Cynics argue that while we became touchy-feely for a week or so, that much-heralded new sensitivity has not materialised. Indeed, when the Government cuts benefits to the poorest women and children, it seems a joke.

Diana's death, though, coming after the Labour victory, the hype of Cool Britannia, the talk of re-branding Britain, gave much rise to much discussion of the New Britain, as though such an identity could arise fully formed and uncontested.

We saw in Diana a woman seeking to find herself, to somehow speak a more intimate and personal language within the discourse of public life. We saw a woman trying to reshape a role for herself when she has been used for little more than breeding in captivity. And we saw in the midst of the mourning for her a desire to do things differently.

We wanted tradition thrown over in the name of honest emotion. Now at least we know that the Queen is capable of grieving in public: she shed a tear at the loss of her yacht, something she did not do publicly for the loss of her daughter-in-law.

The royals have learnt to accept what they could not accept when Diana was alive, that they have to change.

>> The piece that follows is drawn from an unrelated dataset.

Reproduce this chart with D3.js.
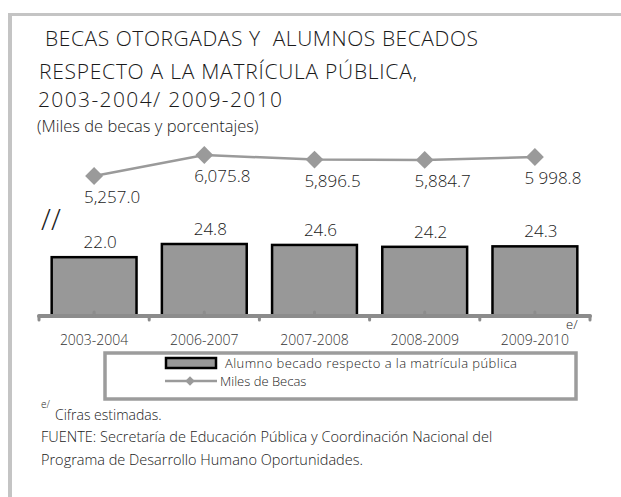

Tony Blair has stepped in to advise them, which is worrying, given his pledges on constitutional reform.

Earl Spencer has been shown to be a complete bastard, though I don't see how that makes his speech any less powerful. The rest of us have gone back to normal. Or not quite, for something has changed.

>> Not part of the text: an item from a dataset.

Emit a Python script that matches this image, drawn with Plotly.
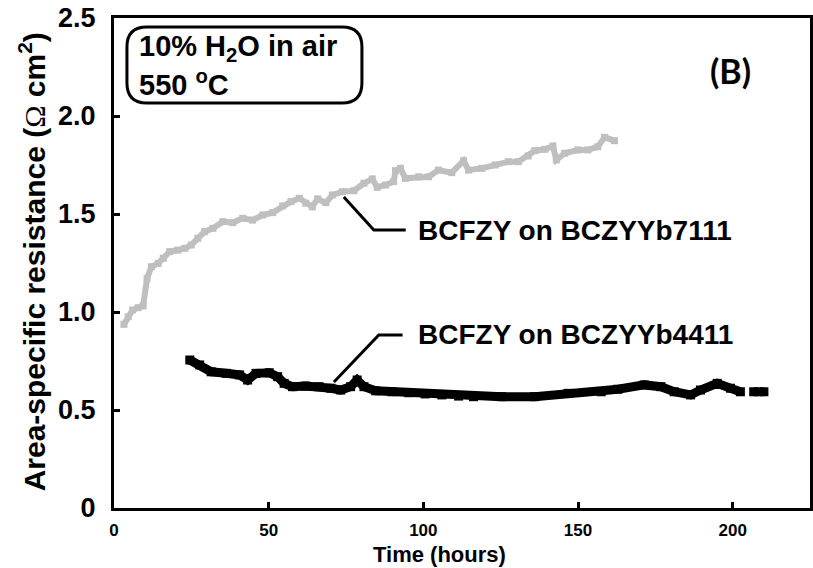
import plotly.graph_objects as go

# Area-specific resistance vs. time, 10% H2O in air at 550 C
time_7111 = [3.2, 4.6, 6.0, 7.8, 9.4, 10.7, 12.1, 14.3, 15.9, 18.0, 20.7, 22.9, 25.0, 27.1, 29.3,
             32.0, 35.2, 38.4, 41.6, 44.8, 48.1, 51.3, 54.5, 57.2, 59.9, 62.0, 64.1, 65.8, 68.5,
             70.6, 73.8, 77.6, 80.8, 83.5, 85.1, 87.8, 90.4, 91.0, 92.6, 94.2, 98.5, 101.7, 104.9,
             109.2, 113.0, 114.6, 118.9, 123.2, 127.5, 130.7, 133.9, 136.0, 139.3, 141.9, 143.0,
             145.7, 150.0, 153.2, 156.4, 158.6, 161.8]
asr_7111 = [0.937, 0.976, 1.01, 1.022, 1.031, 1.172, 1.231, 1.248, 1.274, 1.308, 1.316, 1.325, 1.342,
            1.376, 1.41, 1.427, 1.461, 1.456, 1.478, 1.469, 1.495, 1.507, 1.541, 1.563, 1.58, 1.555,
            1.537, 1.577, 1.558, 1.597, 1.614, 1.619, 1.657, 1.679, 1.636, 1.648, 1.665, 1.721, 1.733,
            1.682, 1.69, 1.69, 1.724, 1.711, 1.772, 1.724, 1.733, 1.75, 1.767, 1.767, 1.796, 1.823,
            1.83, 1.847, 1.776, 1.81, 1.827, 1.827, 1.843, 1.891, 1.874]

time_4411 = [24.5, 27.7, 31.4, 36.3, 40.6, 43.2, 45.9, 50.2, 52.9, 55.0, 57.7, 62.0, 66.3, 70.1,
             73.3, 76.5, 78.6, 80.8, 84.6, 89.9, 95.3, 100.6, 106.0, 111.4, 116.2, 125.3, 136.0,
             146.8, 157.5, 162.9, 171.4, 176.8, 181.1, 186.4, 189.6, 195.0, 199.3, 202.5, None,
             206.8, 210.1]
asr_4411 = [0.755, 0.730, 0.695, 0.687, 0.679, 0.653, 0.687, 0.690, 0.670, 0.636, 0.619, 0.622,
            0.619, 0.611, 0.602, 0.619, 0.653, 0.619, 0.598, 0.593, 0.588, 0.582, 0.577, 0.571,
            0.568, 0.568, 0.568, 0.585, 0.593, 0.606, 0.628, 0.619, 0.593, 0.577, 0.602, 0.636,
            0.611, 0.593, None, 0.593, 0.593]

y_tickvals = [0, 0.5, 1.0, 1.5, 2.0, 2.5]
y_ticktext = ["0", "0.5", "1.0", "1.5", "2.0", "2.5"]
x_tickvals = [0, 50, 100, 150, 200]
x_ticktext = ["0", "50", "100", "150", "200"]

label_7111 = "BCFZY on BCZYYb7111"
label_4411 = "BCFZY on BCZYYb4411"

W, H = 813, 568
ML, MR, MT, MB = 114, 0, 18, 60
PW, PH = W - ML - MR, H - MT - MB
FONT = "Liberation Sans, Arial, sans-serif"


def px(xpix):
    return (xpix - ML) / PW


def py(ypix):
    return (H - MB - ypix) / PH


fig = go.Figure()
fig.add_trace(go.Scatter(
    x=time_7111, y=asr_7111, mode="lines+markers",
    line=dict(color="#bfbfbf", width=6),
    marker=dict(symbol="square", size=7, color="#bfbfbf"),
    showlegend=False))
fig.add_trace(go.Scatter(
    x=time_4411, y=asr_4411, mode="lines+markers",
    line=dict(color="#000000", width=9),
    marker=dict(symbol="square", size=9, color="#000000"),
    showlegend=False, connectgaps=False))

# callout leaders (data coordinates)
fig.add_shape(type="path", xref="x", yref="y",
              path="M 74.3 1.587 L 84.0 1.418 L 94.3 1.418",
              line=dict(color="black", width=3))
fig.add_shape(type="path", xref="x", yref="y",
              path="M 71.1 0.643 L 85.6 0.883 L 93.3 0.883",
              line=dict(color="black", width=3))

# rounded box around the conditions text
x0, x1, y0, y1, r = 127, 363, 27, 103, 20
rx, ry = r / PW, r / PH
X0, X1, Y0, Y1 = px(x0), px(x1), py(y1), py(y0)
box = (f"M {X0 + rx} {Y1} L {X1 - rx} {Y1} Q {X1} {Y1} {X1} {Y1 - ry} "
       f"L {X1} {Y0 + ry} Q {X1} {Y0} {X1 - rx} {Y0} L {X0 + rx} {Y0} "
       f"Q {X0} {Y0} {X0} {Y0 + ry} L {X0} {Y1 - ry} Q {X0} {Y1} {X0 + rx} {Y1} Z")
fig.add_shape(type="path", xref="paper", yref="paper", path=box,
              line=dict(color="black", width=3), fillcolor="rgba(0,0,0,0)")

ann = []
ann.append(dict(x=px(137), y=py(48), xref="paper", yref="paper", xanchor="left", yanchor="middle",
                text="<b>10% H<sub>2</sub>O in air</b>", showarrow=False,
                font=dict(family=FONT, size=29, color="black")))
ann.append(dict(x=px(137), y=py(83), xref="paper", yref="paper", xanchor="left", yanchor="middle",
                text="<b>550 <sup>o</sup>C</b>", showarrow=False,
                font=dict(family=FONT, size=29, color="black")))
ann.append(dict(x=px(733), y=py(70), xref="paper", yref="paper", xanchor="center", yanchor="middle",
                text="<b>(B)</b>", showarrow=False,
                font=dict(family="Lato, Carlito, sans-serif", size=34, color="black")))
ann.append(dict(x=97.5, y=1.418, xref="x", yref="y", xanchor="left", yanchor="middle",
                text=f"<b>{label_7111}</b>", showarrow=False,
                font=dict(family=FONT, size=28, color="black")))
ann.append(dict(x=97.5, y=0.883, xref="x", yref="y", xanchor="left", yanchor="middle",
                text=f"<b>{label_4411}</b>", showarrow=False,
                font=dict(family=FONT, size=28, color="black")))
ann.append(dict(x=px(441), y=py(554), xref="paper", yref="paper", xanchor="center", yanchor="middle",
                text="<b>Time (hours)</b>", showarrow=False,
                font=dict(family=FONT, size=22, color="black")))
ann.append(dict(x=px(32), y=py(262), xref="paper", yref="paper", xanchor="center", yanchor="middle",
                textangle=-90, showarrow=False,
                text=("<b>Area-specific resistance (</b>"
                      "<span style=\"font-family:'Liberation Serif';font-weight:normal\">Ω</span>"
                      "<b> cm<sup>2</sup>)</b>"),
                font=dict(family=FONT, size=30, color="black")))

fig.update_layout(
    width=W, height=H,
    margin=dict(l=ML, r=MR, t=MT, b=MB, pad=0),
    paper_bgcolor="white", plot_bgcolor="white",
    annotations=ann,
    xaxis=dict(range=[0, 225], tickvals=x_tickvals, ticktext=x_ticktext,
               showgrid=False, zeroline=False, showline=True, linecolor="black", linewidth=3,
               mirror=True, ticks="inside", ticklen=6, tickwidth=3, tickcolor="black",
               tickfont=dict(family=FONT, size=17, color="black", weight="bold"),
               ticklabelstandoff=5),
    yaxis=dict(range=[0, 2.5], tickvals=y_tickvals, ticktext=y_ticktext,
               showgrid=False, zeroline=False, showline=True, linecolor="black", linewidth=3,
               mirror=True, ticks="inside", ticklen=6, tickwidth=3, tickcolor="black",
               tickfont=dict(family=FONT, size=27, color="black", weight="bold"),
               ticklabelstandoff=10),
)

fig.write_html("out.html")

Diana's death meant that just for a while we saw ourselves not as we were told we were, not as we used to be, but as we are now.

Even through our tears we were surprised by what we saw; we didn't realise how much we had changed. But we had. Why it took the death of a confused and over-privileged woman to show this to each other I don't know. All I do know is that while we have lost her, I hope that we do not lose the values of love and compassion that she was seen to have represented and that for an extraordinary week we were not ashamed to talk openly about in public as well as in private.

The event that defined the year was really one in which, in an unprecedented way, we were seeking to define ourselves.